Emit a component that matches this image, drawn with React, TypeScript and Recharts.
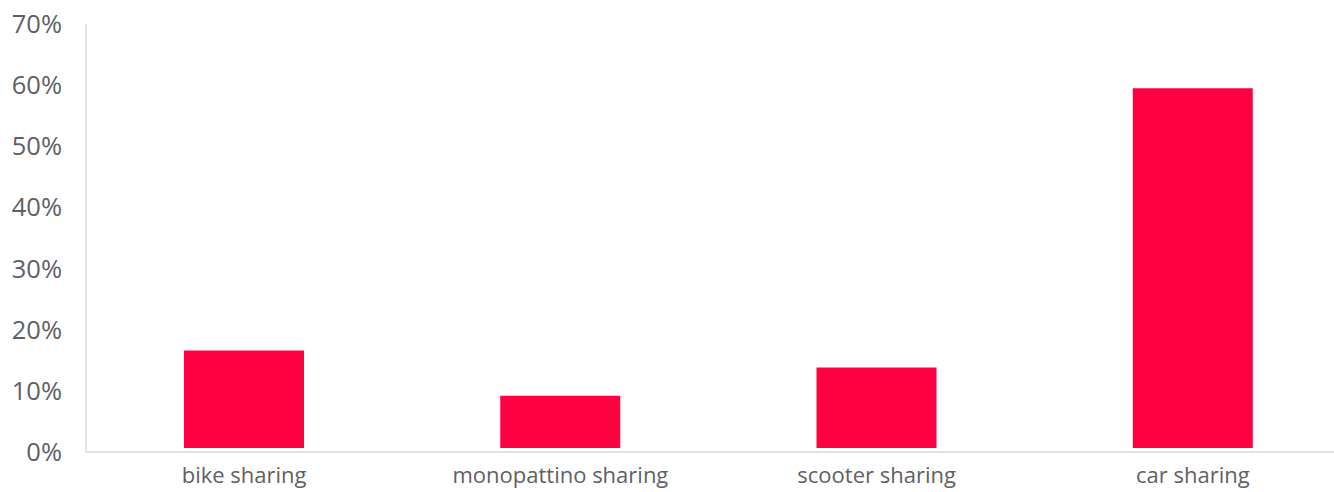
import { BarChart, Bar, XAxis, YAxis, Rectangle } from "recharts";

const categories = ["bike sharing", "monopattino sharing", "scooter sharing", "car sharing"];
const shares = [16.6, 9.2, 13.8, 59.5];
const yTicks = [0, 10, 20, 30, 40, 50, 60, 70];

const data = categories.map((name, i) => ({ name, share: shares[i] }));

const FONT = "'Open Sans', 'Noto Sans', sans-serif";
const TEXT = "#5f5f66";
const AXIS = "#d9d9d9";

// bars stop a few px above the axis line in the original
function LiftedBar(props: any) {
  const h = Math.max(0, props.height - 4);
  return <Rectangle x={props.x} y={props.y} width={props.width} height={h} fill={props.fill} />;
}

export default function App() {
  return (
    <div style={{ position: "absolute", left: 0, top: 0, width: 1334, height: 492, overflow: "hidden", background: "#fff" }}>
      <BarChart
        width={1352}
        height={492}
        data={data}
        margin={{ top: 24, right: 1, left: 0, bottom: 0 }}
        barSize={120}
      >
        <XAxis
          dataKey="name"
          height={40}
          axisLine={{ stroke: AXIS, strokeWidth: 1.5 }}
          tickLine={false}
          tickSize={0}
          tickMargin={15}
          tick={{ fontSize: 22, fill: TEXT, fontFamily: FONT }}
          interval={0}
        />
        <YAxis
          width={86}
          domain={[0, 70]}
          ticks={yTicks}
          axisLine={{ stroke: AXIS, strokeWidth: 1.5 }}
          tickLine={false}
          tickSize={0}
          tickMargin={24}
          tick={{ fontSize: 25.5, fill: TEXT, fontFamily: FONT }}
          tickFormatter={(v) => `${v}%`}
        />
        <Bar dataKey="share" fill="#ff0040" shape={LiftedBar} isAnimationActive={false} />
      </BarChart>
    </div>
  );
}
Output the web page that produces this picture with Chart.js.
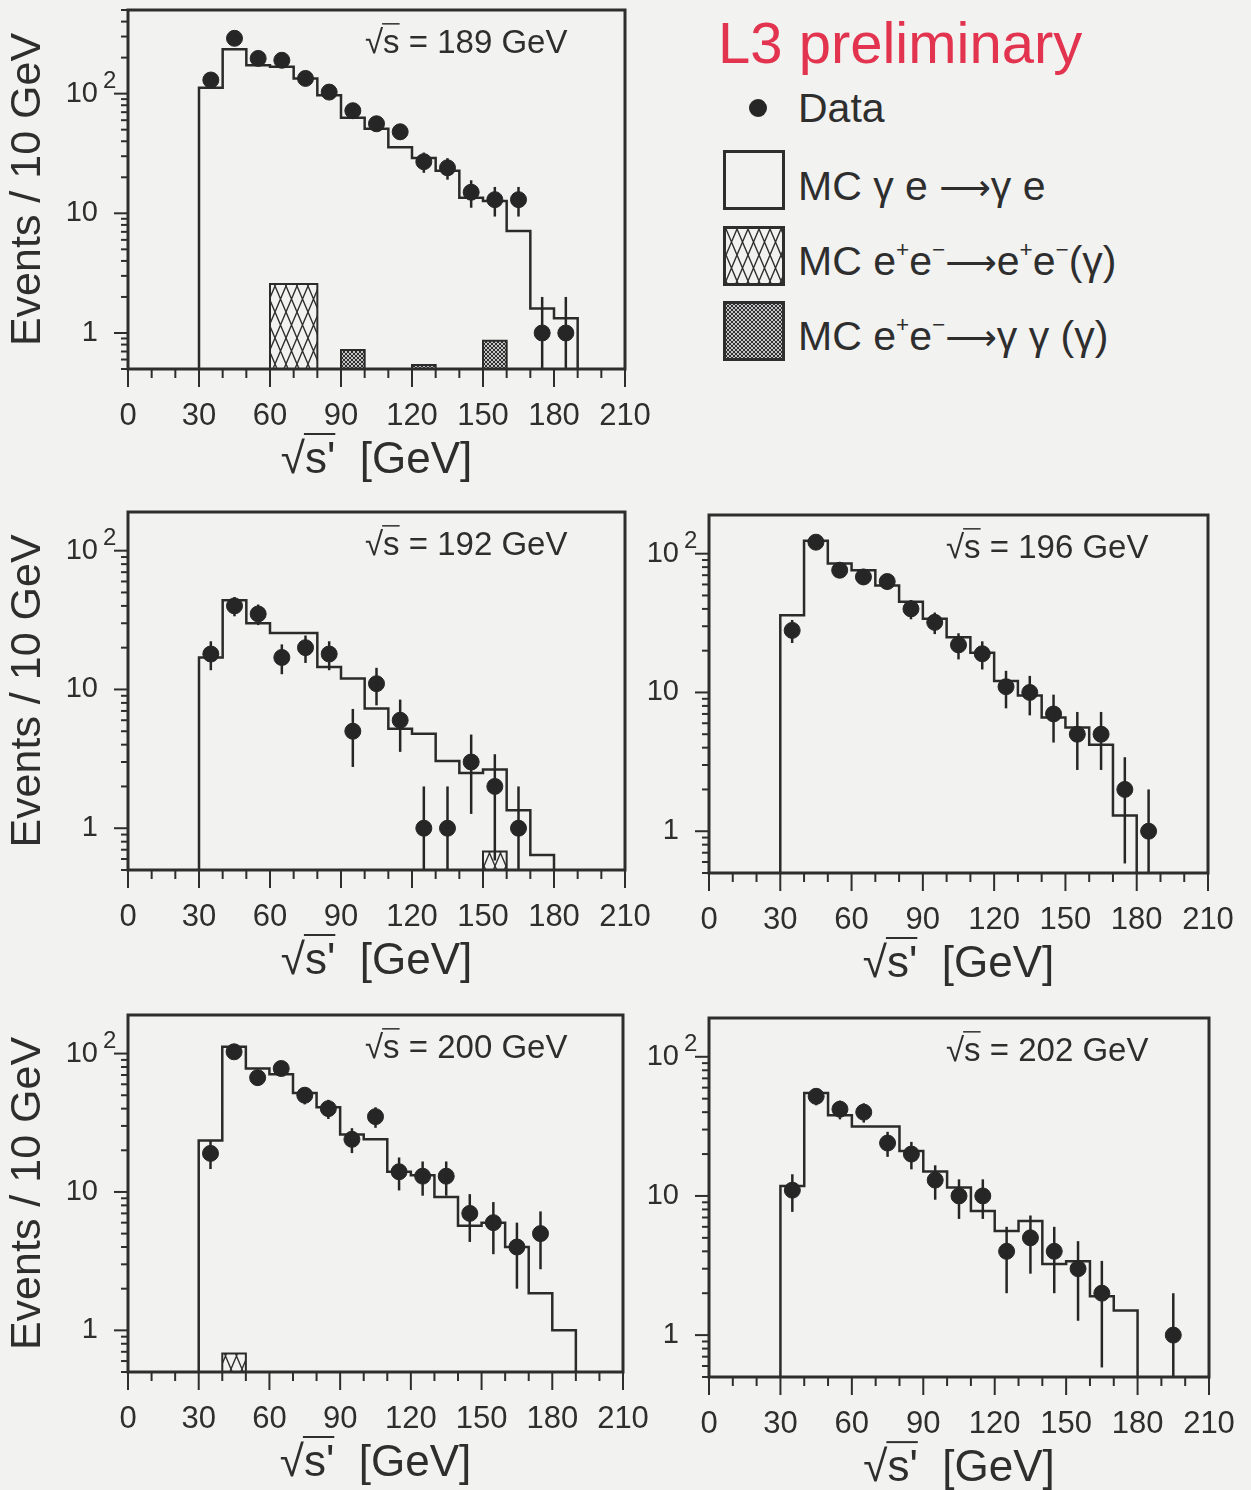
<!DOCTYPE html>
<html>
<head>
<meta charset="utf-8">
<title>L3 preliminary - sqrt(s') spectra</title>
<script src="https://cdn.jsdelivr.net/npm/chart.js@4.4.1/dist/chart.umd.min.js"></script>
<style>
  html, body { margin: 0; padding: 0; }
  body {
    width: 1251px; height: 1490px; position: relative; overflow: hidden;
    background: #f2f2f1; color: #2e2e2e;
    font-family: "Liberation Sans", Arial, sans-serif;
  }
  .panel { position: absolute; }
  .panel canvas { display: block; }
  .lg { position: absolute; white-space: nowrap; }
  #l3 { left: 718px; top: 14px; font-size: 58px; line-height: 58px; color: #e3344f; }
  .lg-text { left: 798px; font-size: 41px; line-height: 40px; height: 40px; }
  .sup { font-size: 55%; position: relative; top: -0.8em; }
  .arr { font-family: "DejaVu Sans", sans-serif; font-size: 36px; }
  .box { position: absolute; left: 723px; width: 56px; height: 54px; border: 3px solid #2e2e2e; }
  .box canvas { display: block; }
  #dot { position: absolute; left: 749px; top: 99px; width: 18px; height: 18px; border-radius: 50%; background: #262626; }
</style>
</head>
<body>

<div class="lg" id="l3">L3 preliminary</div>
<div id="dot"></div>
<div class="lg lg-text" style="top:88px">Data</div>
<div class="box" style="top:150px"></div>
<div class="lg lg-text" style="top:166px">MC γ e <span class="arr">⟶</span>γ e</div>
<div class="box" style="top:226px"><canvas id="swEe" width="56" height="54"></canvas></div>
<div class="lg lg-text" style="top:241px">MC e<span class="sup">+</span>e<span class="sup">−</span><span class="arr">⟶</span>e<span class="sup">+</span>e<span class="sup">−</span>(γ)</div>
<div class="box" style="top:301px"><canvas id="swGg" width="56" height="54"></canvas></div>
<div class="lg lg-text" style="top:316px">MC e<span class="sup">+</span>e<span class="sup">−</span><span class="arr">⟶</span>γ γ (γ)</div>

<script>
// 10 GeV bins, lower edges
const binLow = [30, 40, 50, 60, 70, 80, 90, 100, 110, 120, 130, 140, 150, 160, 170, 180, 190];
const binWidth = 10;
const xTickValues = [0, 30, 60, 90, 120, 150, 180, 210];
const xTickLabels = ['0', '30', '60', '90', '120', '150', '180', '210'];
const yTickValues = [1, 10, 100];
const yTickLabels = ['1', '10', '10^2'];

// sqrt(s) = 189 GeV
const data189 = [130, 290, 197, 190, 134, 103, 72, 56, 48, 27, 24, 15, 13, 13, 1, 1, null];
const mc189 = [112, 235, 173, 168, 134, 97, 63, 51, 35.6, 29, 22.7, 13.5, 12.7, 7.1, 1.6, 1.33, null];
const eeMc189 = [null, null, null, 2.56, 2.56, null, null, null, null, null, null, null, null, null, null, null, null];
const ggMc189 = [null, null, null, null, null, null, 0.72, null, null, 0.54, null, null, 0.86, null, null, null, null];

// sqrt(s) = 192 GeV
const data192 = [18, 40, 35, 17, 20, 18, 5, 11, 6, 1, 1, 3, 2, 1, null, null, null];
const mc192 = [17, 44, 30, 25.5, 25.5, 14.5, 12, 7.3, 5.2, 4.8, 3.05, 2.5, 2.65, 1.35, 0.64, null, null];
const eeMc192 = [null, null, null, null, null, null, null, null, null, null, null, null, 0.68, null, null, null, null];

// sqrt(s) = 196 GeV
const data196 = [28, 121, 76, 68, 63, 40, 32, 22, 19, 11, 10, 7, 5, 5, 2, 1, null];
const mc196 = [36, 124, 85, 76, 59, 45, 34, 25, 19.3, 12.1, 9.5, 6.6, 5.6, 4.2, 1.3, null, null];

// sqrt(s) = 200 GeV
const data200 = [19, 103, 67, 78, 50, 40, 24, 35, 14, 13, 13, 7, 6, 4, 5, null, null];
const mc200 = [23.5, 112, 78, 71, 52, 41, 26, 24, 14, 13.2, 9.2, 5.7, 6.0, 4.0, 1.85, 1.0, null];
const eeMc200 = [null, 0.68, null, null, null, null, null, null, null, null, null, null, null, null, null, null, null];

// sqrt(s) = 202 GeV
const data202 = [11, 52, 42, 40, 24, 20, 13, 10, 10, 4, 5, 4, 3, 2, null, null, 1];
const mc202 = [11.8, 55, 38, 31.6, 31.6, 21, 15, 11.5, 7.8, 5.6, 6.6, 3.25, 3.4, 1.9, 1.5, null, null];

const FONT = '"Liberation Sans", Arial, sans-serif';
const INK = '#2e2e2e';
Chart.defaults.font.family = FONT;
Chart.defaults.color = INK;

// Hatch tiles for the background MC processes
function hatchTile(kind) {
    const c = document.createElement('canvas');
    const w = kind === 'ee' ? 11 : 4;
    const h = kind === 'ee' ? 26 : 4;
    c.width = w; c.height = h;
    const g = c.getContext('2d');
    g.fillStyle = kind === 'ee' ? '#f2f2f1' : '#c4c4c4';
    g.fillRect(0, 0, w, h);
    g.strokeStyle = '#2e2e2e';
    g.lineWidth = kind === 'ee' ? 1.4 : 1;
    g.beginPath();
    g.moveTo(0, 0); g.lineTo(w, h);
    g.moveTo(w, 0); g.lineTo(0, h);
    g.stroke();
    return c;
}
const tiles = { ee: hatchTile('ee'), gg: hatchTile('gg') };
const patternCache = new WeakMap();
function patternFor(kind) {
    return (c) => {
        const chart = c.chart;
        if (!patternCache.has(chart)) patternCache.set(chart, {});
        const cache = patternCache.get(chart);
        if (!cache[kind]) cache[kind] = chart.ctx.createPattern(tiles[kind], 'repeat');
        return cache[kind];
    };
}

// legend swatches
['swEe', 'swGg'].forEach((id, i) => {
    const cv = document.getElementById(id);
    const g = cv.getContext('2d');
    g.fillStyle = g.createPattern(tiles[i === 0 ? 'ee' : 'gg'], 'repeat');
    g.fillRect(0, 0, cv.width, cv.height);
});

// outline of a histogram, one run of filled bins after another
function stepPoints(values, base) {
    const pts = [];
    let open = false;
    values.forEach((v, i) => {
        const x0 = binLow[i];
        if (v == null) {
            if (open) {
                pts.push({ x: x0, y: base });
                pts.push({ x: x0, y: null });
                open = false;
            }
            return;
        }
        if (!open) { pts.push({ x: x0, y: base }); open = true; }
        pts.push({ x: x0, y: v });
    });
    if (open) pts.push({ x: binLow[values.length - 1] + binWidth, y: base });
    return pts;
}

function pointsFrom(counts) {
    const pts = [];
    counts.forEach((n, i) => {
        if (n != null) pts.push({ x: binLow[i] + binWidth / 2, y: n });
    });
    return pts;
}

// sqrt symbol with a bar over the radicand
function drawRoot(ctx, x, yMid, radicand, rest, fs) {
    ctx.font = fs + 'px ' + FONT;
    ctx.textAlign = 'left';
    ctx.textBaseline = 'alphabetic';
    const base = yMid + fs * 0.36;
    const wR = ctx.measureText('√').width;
    const wS = ctx.measureText(radicand).width;
    ctx.fillText('√', x, base);
    ctx.fillText(radicand + rest, x + wR, base);
    ctx.lineWidth = Math.max(1.5, fs / 22);
    ctx.beginPath();
    ctx.moveTo(x + wR - 1, base - fs * 0.88);
    ctx.lineTo(x + wR + wS, base - fs * 0.88);
    ctx.stroke();
}

function rootWidth(ctx, radicand, rest, fs) {
    ctx.font = fs + 'px ' + FONT;
    return ctx.measureText('√').width + ctx.measureText(radicand + rest).width;
}

const decor = {
    id: 'decor',
    afterDatasetsDraw(chart) {
        // Poisson error bars on the data points
        const { ctx, chartArea: a, scales: { y } } = chart;
        const ds = chart.data.datasets[0];
        const meta = chart.getDatasetMeta(0);
        ctx.save();
        ctx.beginPath();
        ctx.rect(a.left, a.top, a.right - a.left, a.bottom - a.top);
        ctx.clip();
        ctx.strokeStyle = '#262626';
        ctx.lineWidth = 2.5;
        meta.data.forEach((el, i) => {
            const n = ds.data[i].y;
            const e = Math.sqrt(n);
            const lo = n - e > y.min ? n - e : y.min;
            ctx.beginPath();
            ctx.moveTo(el.x, y.getPixelForValue(lo));
            ctx.lineTo(el.x, y.getPixelForValue(n + e));
            ctx.stroke();
        });
        ctx.restore();
    },
    afterDraw(chart, args, opts) {
        const { ctx, chartArea: a, scales: { x, y } } = chart;
        ctx.save();
        ctx.strokeStyle = INK;
        ctx.fillStyle = INK;

        // frame
        ctx.lineWidth = 3;
        ctx.strokeRect(a.left, a.top, a.right - a.left, a.bottom - a.top);

        // x tick marks
        ctx.lineWidth = 2;
        for (let v = x.min; v <= x.max; v += 10) {
            const px = x.getPixelForValue(v);
            const len = xTickValues.includes(v) ? 18 : 9;
            ctx.beginPath();
            ctx.moveTo(px, a.bottom);
            ctx.lineTo(px, a.bottom + len);
            ctx.stroke();
        }

        // x tick labels
        ctx.font = '31px ' + FONT;
        ctx.textAlign = 'center';
        ctx.textBaseline = 'middle';
        xTickValues.forEach((v, i) => {
            ctx.fillText(xTickLabels[i], x.getPixelForValue(v), a.bottom + 47);
        });

        // y tick marks (log)
        const e0 = Math.floor(Math.log10(y.min));
        const e1 = Math.ceil(Math.log10(y.max));
        for (let e = e0; e <= e1; e++) {
            for (let k = 1; k <= 9; k++) {
                const v = k * Math.pow(10, e);
                if (v < y.min * 0.999 || v > y.max * 1.001) continue;
                const py = y.getPixelForValue(v);
                const len = k === 1 ? 14 : 7;
                ctx.beginPath();
                ctx.moveTo(a.left - len, py);
                ctx.lineTo(a.left, py);
                ctx.stroke();
            }
        }

        // y tick labels
        ctx.textBaseline = 'middle';
        yTickValues.forEach((v, i) => {
            const py = y.getPixelForValue(v);
            const parts = yTickLabels[i].split('^');
            ctx.font = '29px ' + FONT;
            ctx.textAlign = 'right';
            ctx.fillText(parts[0], a.left - 30, py);
            if (parts[1]) {
                ctx.font = '24px ' + FONT;
                ctx.textAlign = 'left';
                ctx.fillText(parts[1], a.left - 25, py - 12);
            }
        });

        // energy label
        drawRoot(ctx, a.left + 237, a.top + 31, 's', ' = ' + opts.energy + ' GeV', 33);

        // x axis title
        const fs = 44;
        const w = rootWidth(ctx, "s'", '  [GeV]', fs);
        drawRoot(ctx, (a.left + a.right) / 2 - w / 2, a.bottom + 88, "s'", '  [GeV]', fs);
        ctx.restore();
    }
};

const panels = [
    { energy: '189', counts: data189, mc: mc189, ee: eeMc189, gg: ggMc189, yMax: 500, yTitle: true,
      frame: { l: 128, t: 10, r: 625, b: 369 } },
    { energy: '192', counts: data192, mc: mc192, ee: eeMc192, yMax: 190, yTitle: true,
      frame: { l: 128, t: 512, r: 625, b: 870 } },
    { energy: '196', counts: data196, mc: mc196, yMax: 190, yTitle: false,
      frame: { l: 709, t: 515, r: 1208, b: 873 } },
    { energy: '200', counts: data200, mc: mc200, ee: eeMc200, yMax: 190, yTitle: true,
      frame: { l: 128, t: 1015, r: 623, b: 1372 } },
    { energy: '202', counts: data202, mc: mc202, yMax: 190, yTitle: false,
      frame: { l: 709, t: 1018, r: 1209, b: 1377 } }
];

const Y_MIN = 0.5;

function buildPanel(p) {
    const left = p.frame.l - 128;
    const top = p.frame.t - 10;
    const width = p.frame.r - left + 30;
    const height = p.frame.b - top + 118;

    const div = document.createElement('div');
    div.className = 'panel';
    div.style.left = left + 'px';
    div.style.top = top + 'px';
    const cv = document.createElement('canvas');
    cv.width = width; cv.height = height;
    cv.style.width = width + 'px'; cv.style.height = height + 'px';
    div.appendChild(cv);
    document.body.appendChild(div);

    const datasets = [
        {
            type: 'scatter', label: 'Data', data: pointsFrom(p.counts), order: 0,
            pointRadius: 8, pointHoverRadius: 8,
            backgroundColor: '#262626', borderColor: '#262626', borderWidth: 1
        },
        {
            type: 'line', label: 'MC γe → γe', data: stepPoints(p.mc, Y_MIN), order: 1,
            stepped: 'before', borderColor: '#2b2b2b', borderWidth: 2.5,
            pointRadius: 0, fill: false, spanGaps: false
        }
    ];
    if (p.ee) datasets.push({
        type: 'line', label: 'MC ee → ee(γ)', data: stepPoints(p.ee, Y_MIN), order: 2,
        stepped: 'before', borderColor: '#2b2b2b', borderWidth: 2,
        pointRadius: 0, fill: { value: Y_MIN }, backgroundColor: patternFor('ee'), spanGaps: false
    });
    if (p.gg) datasets.push({
        type: 'line', label: 'MC ee → γγ(γ)', data: stepPoints(p.gg, Y_MIN), order: 3,
        stepped: 'before', borderColor: '#2b2b2b', borderWidth: 2,
        pointRadius: 0, fill: { value: Y_MIN }, backgroundColor: patternFor('gg'), spanGaps: false
    });

    new Chart(cv.getContext('2d'), {
        type: 'scatter',
        data: { datasets },
        options: {
            responsive: false,
            animation: false,
            devicePixelRatio: 1,
            layout: { autoPadding: false, padding: { left: 0, top: 10, right: 30, bottom: 0 } },
            plugins: {
                legend: { display: false },
                tooltip: { enabled: false },
                decor: { energy: p.energy }
            },
            scales: {
                x: {
                    type: 'linear', min: 0, max: 210,
                    grid: { display: false, drawTicks: false },
                    border: { display: false },
                    ticks: { display: false },
                    afterBuildTicks: (axis) => { axis.ticks = xTickValues.map(v => ({ value: v })); },
                    afterFit: (axis) => { axis.height = 118; }
                },
                y: {
                    type: 'logarithmic', min: Y_MIN, max: p.yMax,
                    grid: { display: false, drawTicks: false },
                    border: { display: false },
                    ticks: { display: false },
                    title: {
                        display: p.yTitle, text: 'Events / 10 GeV',
                        font: { size: 43, lineHeight: 1 }, color: INK,
                        padding: { top: 7, bottom: 0 }
                    },
                    afterFit: (axis) => { axis.width = 128; }
                }
            }
        },
        plugins: [decor]
    });
}

panels.forEach(buildPanel);
</script>
</body>
</html>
##############################
**TO BE DONE**
Retype the records above word for word, from their first line through the line containing "const data = categories.map((name, i)", and leave out every picture.

**CORRECT RESPONSE**
Emit a component that matches this image, drawn with React, TypeScript and Recharts.
import { BarChart, Bar, XAxis, YAxis, Rectangle } from "recharts";

const categories = ["bike sharing", "monopattino sharing", "scooter sharing", "car sharing"];
const shares = [16.6, 9.2, 13.8, 59.5];
const yTicks = [0, 10, 20, 30, 40, 50, 60, 70];

const data = categories.map((name, i) => ({ name, share: shares[i] }));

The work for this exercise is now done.